Last night, for the first time in 21 years of trading in Britain, the US online retailer published details of the taxes that it paid in the past year.
Employer taxes accounted for the largest proportion of direct taxation, as the retailer employs 27,500 people in the UK, followed by business rates and corporation tax.
The company said that its total UK contribution in direct and indirect taxes was £793 million and that it invested £625 million in its infrastructure.
Amazon does not publish details of most of its UK profits or tax payments because retail sales, which totalled £6.7 billion in 2017, go through a Luxembourg company, Amazon EU, which reports only aggregated Europe-wide figures.
Amazon revealed earlier this year that it paid £63.4 million in business rates, about £40 million less than Next, the high street fashion chain, which made half the sales of Amazon.
Separately, in a filing to be lodged at Companies House today, Amazon UK Services, which is a small part of the group’s activities in Britain, will report that it made a pre-tax profit of £75.4 million compared with £72.4 million in 2017. Turnover rose to £2.4 billion from £2 billion previously.
Amazon, which is valued at $883 billion (£730 billion), was founded in 1994 by Jeff Bezos, a former hedge fund executive. He is the world’s richest person with a fortune of about $110.7 billion, despite having paid a $38 billion divorce settlement.
As well as its cloud computing and online retail units, Amazon bought Whole Foods, the upmarket organic grocer, for $13.7 billion in 2017, greatly expanding its footprint in US groceries. Amazon has about 475 Whole Foods stores in the US with a few in the UK.
Last year the company became the focus of anger from MPs and campaigners who called on the government to change the law to force Amazon to reveal the true level of its UK profits.
The company revealed in August last year that its UK Services subsidiary paid £1.7 million in UK tax in 2017 on revenues of £2 billion and profits of £79 million.
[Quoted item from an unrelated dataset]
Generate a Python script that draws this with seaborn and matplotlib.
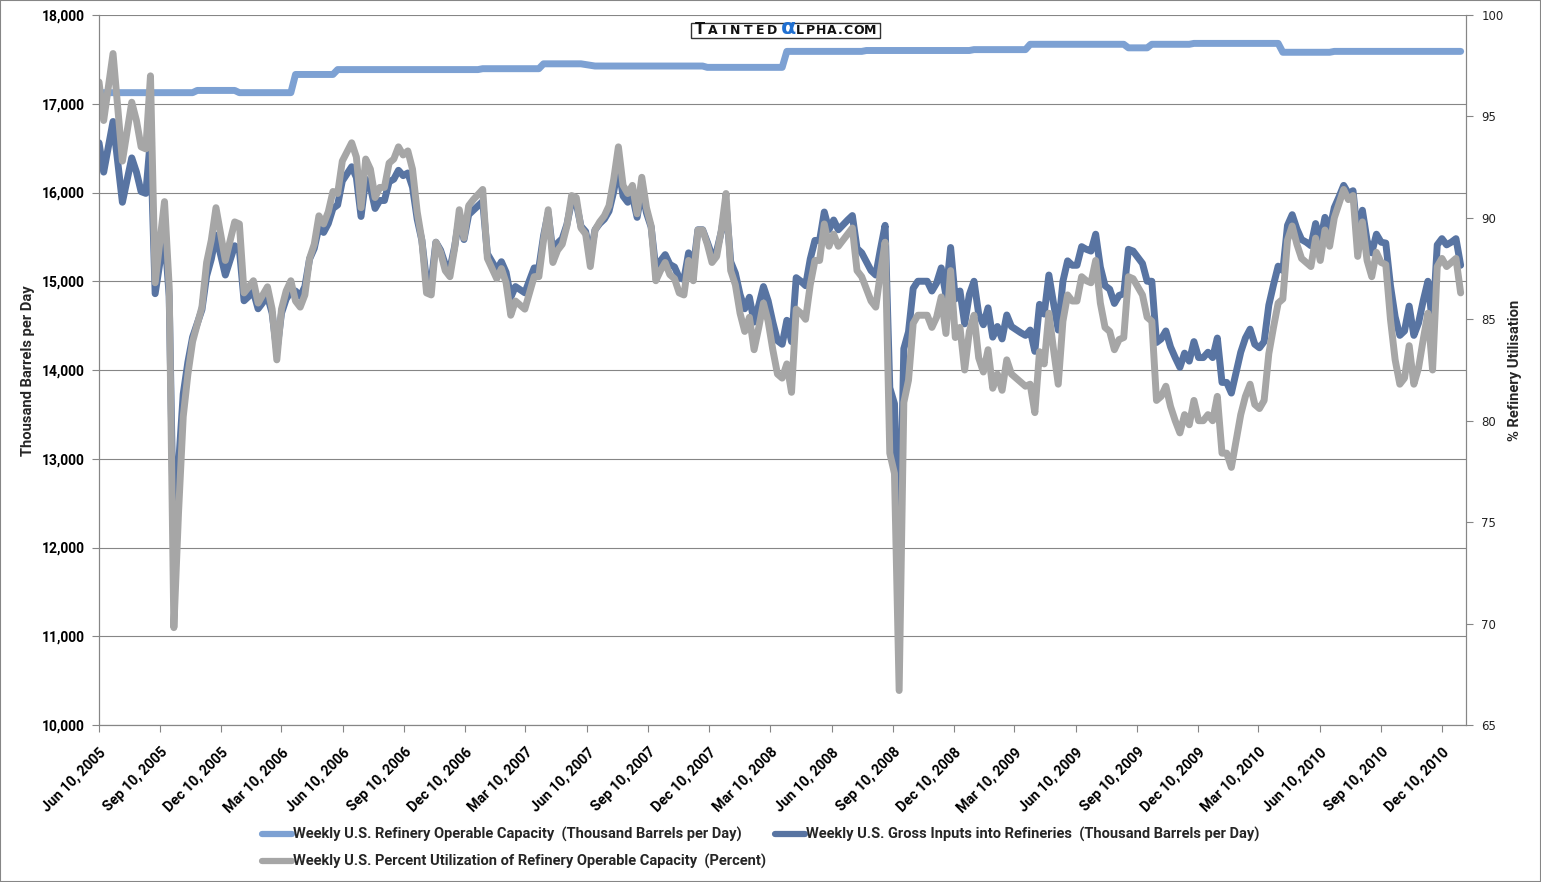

The corporation tax bill of £4.6 million for the branch of the company that runs its UK warehouses and customer services fell by 38 per cent while its operating profits tripled. Payments of £2.9 million were deferred.
The small tax bill was the result of an employee share scheme structured in a way that reduces Amazon’s tax liability when the share price rises. Critics said that the numbers were misleading because Amazon did not report details of the tax paid on three quarters of its UK revenues, leaving taxpayers in the dark about its total contribution.
Amazon and other online retail groups face the prospect of a tax based on 2 per cent of sales next year as part of the government’s plan to help high street shops to compete on equal terms.
Retailers’ bosses such as Dave Lewis, Tesco’s chief executive, and Mike Ashley, the owner of Sports Direct, have called for an online sales tax to help to give high street shops fairer terms.
Amazon said last night: “The UK is a hotbed of talent and opportunity and we’re pleased to play a role in nourishing that and supporting growth.”